SUNet: Change Detection for Heterogeneous Remote Sensing Images from Satellite and UAV Using a Dual-Channel Fully Convolution Network

  • Ruizhe Shao,
  • Chun Du,
  • Hao Chen,
  • Jun Li

DOI
https://doi.org/10.3390/rs13183750
Journal volume & issue
Vol. 13, no. 18
p. 3750

Abstract

Read online

Change Detection in heterogeneous remote sensing images plays an increasingly essential role in many real-world applications, e.g., urban growth tracking, land use monitoring, disaster evaluation and damage assessment. The objective of change detection is to identify changes of geo-graphical entities or phenomena through two or more bitemporal images. Researchers have invested a lot in the homologous change detection and yielded fruitful results. However, change detection between heterogenous remote sensing images is still a great challenge, especially for change detection of heterogenous remote sensing images obtained from satellites and Unmanned Aerial Vehicles (UAV). The main challenges in satellite-UAV change detection tasks lie in the intensive difference of color for the same ground objects, various resolutions, the parallax effect and image distortion caused by different shooting angles and platform altitudes.
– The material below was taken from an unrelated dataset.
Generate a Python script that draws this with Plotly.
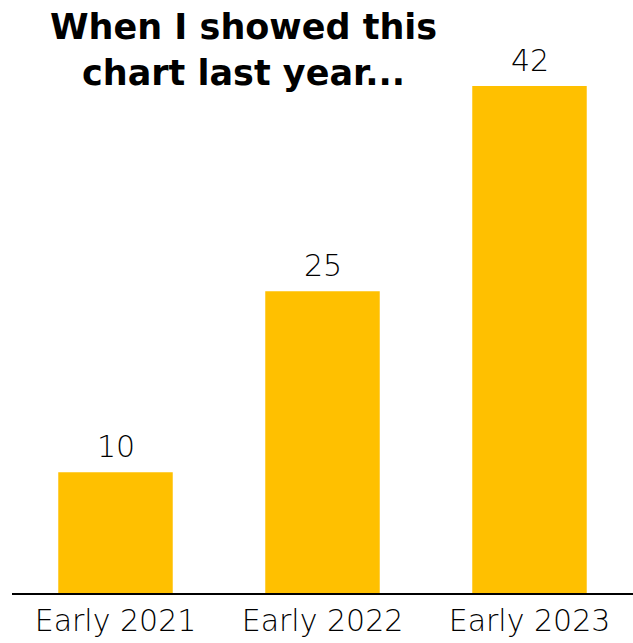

To address these issues, we propose a novel method based on dual-channel fully convolution network. First, in order to alleviate the influence of differences between heterogeneous images, we employ two different channels to map heterogeneous remote sensing images from satellite and UAV, respectively, to a mutual high dimension latent space for the downstream change detection task. Second, we adopt Hough method to extract the edge of ground objects as auxiliary information to help the change detection model to pay more attention to shapes and contours, instead of colors. Then, IoU-WCE loss is designed to deal with the problem of imbalanced samples in change detection task. Finally, we conduct extensive experiments to verify the proposed method using a new Satellite-UAV heterogeneous image data set, named HTCD, which is annotated by us and has been open to public. The experimental results show that our method significantly outperforms the state-of-the-art change detection methods.